Trotz des neuen Rades, war seine Vorbereitung eher dürftig. Da er im Vorfeld mit Knieproblemen zu kämpfen hatte und er im Gegensatz zu mir nicht bei Minusgraden Rad fährt, standen lediglich ca. 1000 km auf der Habenseite. Einen richtig langen Anstieg war er auch noch keinen gefahren. Ich selbst hatte erst 9 Monate zuvor ein Stevens-Crossbike gekauft und mit dem Radfahren begonnen. Da ich aber den Winter über hoch motiviert war und dem kalten Wetter ein ums andere mal trotzen konnte, kamen immerhin über 2000 km zusammen. Allerdings hatte die Motivation bedingt durch die drohende Absage unserer Tour wegen Patricks Knieschmerzen in den Sommermonaten arg gelitten. Im Mai und Juni war ich lediglich je 200 km gefahren. Wie sich später herausstellen sollte, war es außerdem nicht sinnvoll, im "Training" immer nur drauf los zu fahren und am Ende jeder Tour fix und fertig zu sein. Die Worte Grundlagenausdauer und Fettverbrennung waren mir damals leider noch genauso unbekannt wie Alpe d'Huez und der Galibier.

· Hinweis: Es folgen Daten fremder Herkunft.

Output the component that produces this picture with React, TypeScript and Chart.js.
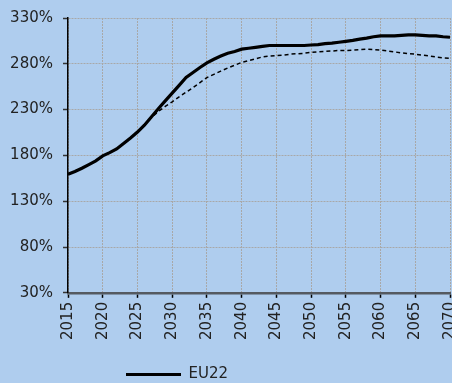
import React, { useEffect, useRef } from "react";
import { Chart, registerables } from "chart.js";

Chart.register(...registerables);

const years: number[] = [
  2015, 2016, 2017, 2018, 2019, 2020, 2021, 2022, 2023, 2024,
  2025, 2026, 2027, 2028, 2029, 2030, 2031, 2032, 2033, 2034,
  2035, 2036, 2037, 2038, 2039, 2040, 2041, 2042, 2043, 2044,
  2045, 2046, 2047, 2048, 2049, 2050, 2051, 2052, 2053, 2054,
  2055, 2056, 2057, 2058, 2059, 2060, 2061, 2062, 2063, 2064,
  2065, 2066, 2067, 2068, 2069, 2070,
];

const eu22: number[] = [
  159.5, 162.5, 166, 170, 174, 179.5, 183, 187, 193, 199,
  205.5, 213, 222, 231, 239.5, 248, 256.5, 265, 270.5, 276,
  281, 285, 288.5, 291.5, 293.5, 296, 297, 298, 299, 300,
  300, 300, 300, 300, 300, 300.5, 301, 302, 302.5, 303.5,
  304.5, 305.5, 307, 308, 309.5, 310.5, 310.5, 310.5, 311, 311.5,
  311.5, 311, 310.5, 310.5, 309.5, 309,
];

const alternative: number[] = [
  159.5, 162.5, 166, 170, 174, 179.5, 183, 187, 193, 199,
  205.5, 213, 221, 228, 233.5, 238.5, 244, 249, 254, 259.5,
  265, 268.5, 272, 275.5, 278.5, 281.5, 283.5, 285.5, 287.5, 288.5,
  289, 289.5, 290.5, 291, 291.5, 292.5, 293, 293.5, 294, 294.5,
  294.5, 295, 295.5, 296, 295.5, 295, 294, 293, 292, 291,
  290.5, 289.5, 288.5, 287.5, 286.5, 286,
];

const seriesLabels: string[] = ["EU22", "EU22 (alternative)"];
const yTicks: number[] = [30, 80, 130, 180, 230, 280, 330];
const xTickStep = 5;

const FONT = "'DejaVu Sans', sans-serif";
const TEXT = "#222222";

export default function App() {
  const ref = useRef<HTMLCanvasElement | null>(null);

  useEffect(() => {
    document.body.style.margin = "0";
    document.body.style.background = "#afcdee";
    const canvas = ref.current!;
    const legendMover = {
      id: "legendMover",
      afterLayout(chart: any) {
        const lg = chart.legend;
        if (!lg) return;
        const w = lg.width;
        const h = lg.height;
        lg.left = 116;
        lg.right = 116 + w;
        lg.top = 357;
        lg.bottom = 357 + h;
      },
    };
    const bg = {
      id: "bg",
      beforeDraw(chart: any) {
        const c = chart.ctx;
        c.save();
        c.fillStyle = "#afcdee";
        c.fillRect(0, 0, chart.width, chart.height);
        c.restore();
      },
    };
    const chart = new Chart(canvas, {
      type: "line",
      data: {
        datasets: [
          {
            label: seriesLabels[0],
            data: years.map((x, i) => ({ x, y: eu22[i] })),
            borderColor: "#000000",
            backgroundColor: "#000000",
            borderWidth: 3.2,
            pointRadius: 0,
            tension: 0,
            fill: false,
            order: 0,
          },
          {
            label: seriesLabels[1],
            data: years.map((x, i) => ({ x, y: alternative[i] })),
            borderColor: "#000000",
            backgroundColor: "#000000",
            borderWidth: 1.5,
            borderDash: [4, 3],
            pointRadius: 0,
            tension: 0,
            fill: false,
            order: 1,
          },
        ],
      },
      options: {
        responsive: false,
        animation: false,
        layout: { padding: { top: 18, left: 0, right: 2, bottom: 4 } },
        plugins: {
          tooltip: { enabled: false },
          legend: {
            display: true,
            position: "bottom",
            align: "start",
            labels: {
              filter: (item: any) => item.datasetIndex === 0,
              usePointStyle: true,
              pointStyle: "line",
              pointStyleWidth: 55,
              boxHeight: 15,
              padding: 10,
              color: TEXT,
              font: { family: FONT, size: 15 },
            },
          },
        },
        scales: {
          x: {
            type: "linear",
            min: years[0],
            max: years[years.length - 1],
            afterFit(scale: any) {
              scale.paddingRight = 0;
              scale.paddingLeft = 0;
            },
            ticks: {
              stepSize: xTickStep,
              autoSkip: false,
              maxRotation: 90,
              minRotation: 90,
              padding: 4,
              color: TEXT,
              font: { family: FONT, size: 15 },
              callback: (v: any) => String(v),
            },
            grid: {
              color: "#a8a8a8",
              lineWidth: 1,
              tickColor: "#000000",
              tickLength: 5,
              tickWidth: 1.5,
              tickBorderDash: [],
            },
            border: { display: true, color: "#555a60", width: 2.5, dash: [2, 1] },
          },
          y: {
            type: "linear",
            min: yTicks[0],
            max: yTicks[yTicks.length - 1],
            afterFit(scale: any) {
              scale.width = 68;
              scale.paddingTop = 0;
              scale.paddingBottom = 0;
            },
            afterBuildTicks(scale: any) {
              scale.ticks = yTicks.map((v) => ({ value: v }));
            },
            ticks: {
              padding: 10,
              color: TEXT,
              font: { family: FONT, size: 15 },
              callback: (v: any) => v + "%",
            },
            grid: {
              color: "#a8a8a8",
              lineWidth: 1,
              tickColor: "#333333",
              tickLength: 5,
              tickWidth: 1.5,
              tickBorderDash: [],
            },
            border: { display: true, color: "#000000", width: 1.5, dash: [2, 1] },
          },
        },
      },
      plugins: [bg, legendMover],
    } as any);
    return () => chart.destroy();
  }, []);

  return (
    <div style={{ position: "fixed", left: 0, top: 0, width: 452, height: 383, overflow: "hidden", background: "#afcdee" }}>
      <canvas ref={ref} width={452} height={383} style={{ display: "block" }} />
    </div>
  );
}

Unsere Fahrt verlief ohne Zwischenfälle, von einigen kleinen Staus abgesehen. Und so erreichten wir ziemlich pünktlich um 15:30 Uhr Lausanne am Genfer See. Hier wollten wir eine kleine Runde um den Genfer See drehen, sozusagen als Prolog zum Einrollen. Die Fahrt um das östliche Ufer nach Evian-Les-Bains war leider nicht ganz so schön, wie erhofft, aber grandiose landschaftliche Eindrücke sollten wir noch genügend sammeln.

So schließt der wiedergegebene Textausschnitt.